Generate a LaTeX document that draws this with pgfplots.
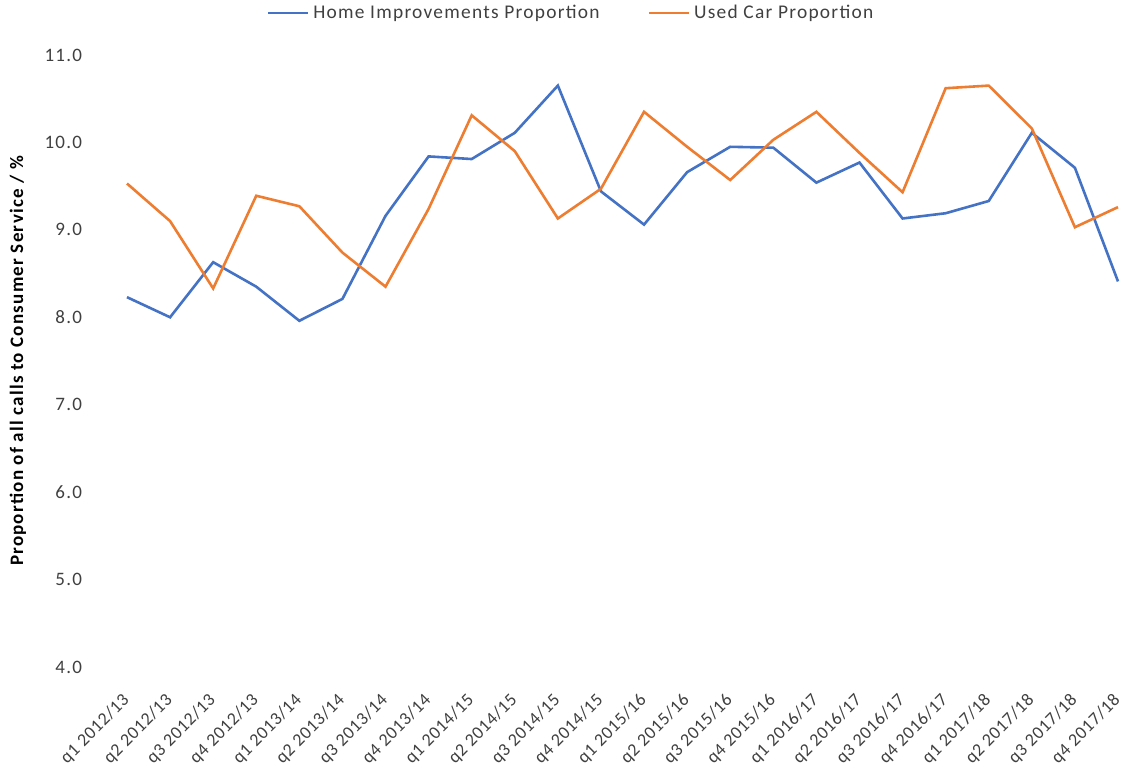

---

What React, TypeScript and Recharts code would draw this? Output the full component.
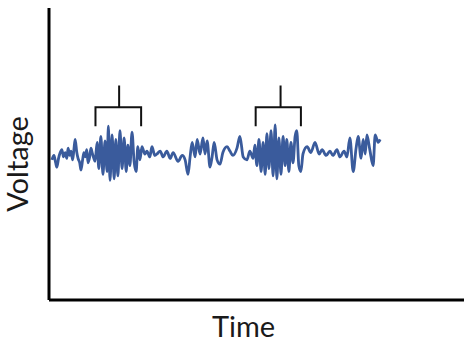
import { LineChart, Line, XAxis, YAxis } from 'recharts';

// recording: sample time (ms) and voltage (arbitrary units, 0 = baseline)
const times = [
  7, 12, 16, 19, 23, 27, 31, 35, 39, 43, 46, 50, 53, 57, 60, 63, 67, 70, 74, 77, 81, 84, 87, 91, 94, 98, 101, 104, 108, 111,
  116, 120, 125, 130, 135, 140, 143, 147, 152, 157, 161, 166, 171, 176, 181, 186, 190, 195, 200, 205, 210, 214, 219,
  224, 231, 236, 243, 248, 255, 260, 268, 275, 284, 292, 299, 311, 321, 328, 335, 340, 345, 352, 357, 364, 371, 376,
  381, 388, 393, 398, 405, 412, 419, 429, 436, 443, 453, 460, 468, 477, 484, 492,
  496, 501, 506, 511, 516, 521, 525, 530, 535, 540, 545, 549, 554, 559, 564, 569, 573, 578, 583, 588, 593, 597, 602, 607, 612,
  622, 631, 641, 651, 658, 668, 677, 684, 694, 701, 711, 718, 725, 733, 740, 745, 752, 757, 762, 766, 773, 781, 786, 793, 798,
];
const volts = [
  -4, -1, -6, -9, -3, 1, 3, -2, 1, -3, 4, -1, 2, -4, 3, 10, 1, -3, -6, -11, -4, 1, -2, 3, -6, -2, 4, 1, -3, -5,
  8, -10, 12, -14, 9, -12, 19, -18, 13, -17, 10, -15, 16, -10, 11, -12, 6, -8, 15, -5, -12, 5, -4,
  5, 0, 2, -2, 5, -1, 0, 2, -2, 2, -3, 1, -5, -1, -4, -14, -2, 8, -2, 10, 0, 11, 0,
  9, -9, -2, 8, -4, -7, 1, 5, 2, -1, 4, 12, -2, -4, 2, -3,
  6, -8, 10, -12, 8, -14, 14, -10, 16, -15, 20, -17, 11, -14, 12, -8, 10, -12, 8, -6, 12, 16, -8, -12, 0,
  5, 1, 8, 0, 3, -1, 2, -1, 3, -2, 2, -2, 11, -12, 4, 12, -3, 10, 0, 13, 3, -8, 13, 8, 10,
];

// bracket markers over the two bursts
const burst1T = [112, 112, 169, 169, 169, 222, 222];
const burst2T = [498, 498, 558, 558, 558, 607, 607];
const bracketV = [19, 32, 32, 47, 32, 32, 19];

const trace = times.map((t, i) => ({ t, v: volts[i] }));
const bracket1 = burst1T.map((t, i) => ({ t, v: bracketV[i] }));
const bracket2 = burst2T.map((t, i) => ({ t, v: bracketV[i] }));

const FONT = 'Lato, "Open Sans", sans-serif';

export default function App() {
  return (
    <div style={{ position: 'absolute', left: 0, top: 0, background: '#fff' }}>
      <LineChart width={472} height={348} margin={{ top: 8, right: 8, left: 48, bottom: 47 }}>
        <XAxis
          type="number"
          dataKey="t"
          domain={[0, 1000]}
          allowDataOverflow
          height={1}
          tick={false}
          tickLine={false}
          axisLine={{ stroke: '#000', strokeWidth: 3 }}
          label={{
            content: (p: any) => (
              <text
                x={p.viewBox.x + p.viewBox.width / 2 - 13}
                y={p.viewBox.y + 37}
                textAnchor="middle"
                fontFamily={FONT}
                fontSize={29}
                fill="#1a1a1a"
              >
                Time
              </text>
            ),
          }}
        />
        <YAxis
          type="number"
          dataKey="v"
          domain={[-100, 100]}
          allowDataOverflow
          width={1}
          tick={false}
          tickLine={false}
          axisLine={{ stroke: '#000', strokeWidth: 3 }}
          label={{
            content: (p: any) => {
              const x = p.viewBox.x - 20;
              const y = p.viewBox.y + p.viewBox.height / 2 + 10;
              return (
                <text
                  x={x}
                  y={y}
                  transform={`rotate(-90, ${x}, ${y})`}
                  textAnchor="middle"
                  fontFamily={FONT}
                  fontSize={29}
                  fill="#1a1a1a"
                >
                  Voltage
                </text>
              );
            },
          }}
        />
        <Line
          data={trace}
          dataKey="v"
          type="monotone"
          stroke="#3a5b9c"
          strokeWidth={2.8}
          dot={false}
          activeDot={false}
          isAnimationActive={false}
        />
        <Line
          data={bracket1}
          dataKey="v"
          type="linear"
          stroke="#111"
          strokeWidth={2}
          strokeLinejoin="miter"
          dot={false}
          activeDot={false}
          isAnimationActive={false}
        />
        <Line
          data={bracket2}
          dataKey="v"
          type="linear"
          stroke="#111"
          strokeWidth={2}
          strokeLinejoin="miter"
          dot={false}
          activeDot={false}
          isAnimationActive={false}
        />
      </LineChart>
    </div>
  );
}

---

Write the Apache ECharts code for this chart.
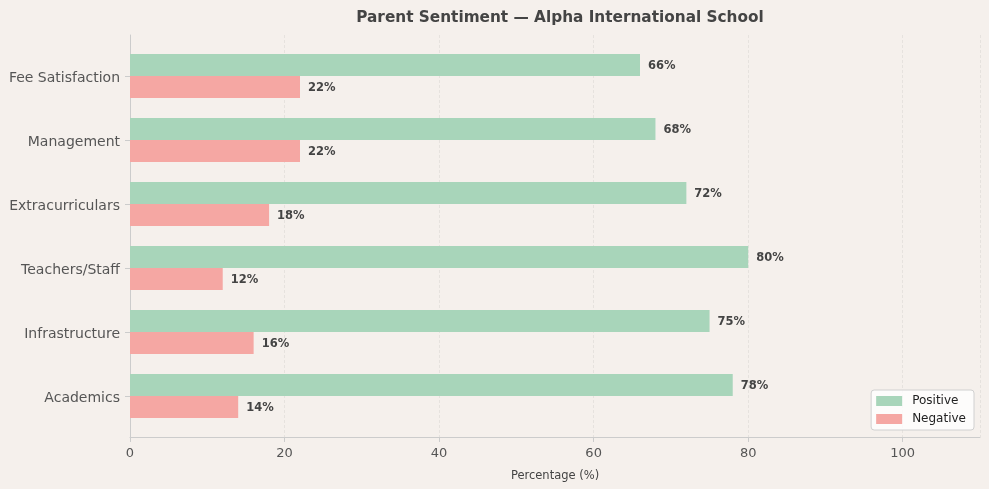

Work to be completed:
The copy should hold exactly the lines from the line with "What React, TypeScript" to the line with "Line, XAxis, YAxis", both ends in, set down without any pictures and with nothing added.

Reply:
What React, TypeScript and Recharts code would draw this? Output the full component.
import { LineChart, Line, XAxis, YAxis } from 'recharts';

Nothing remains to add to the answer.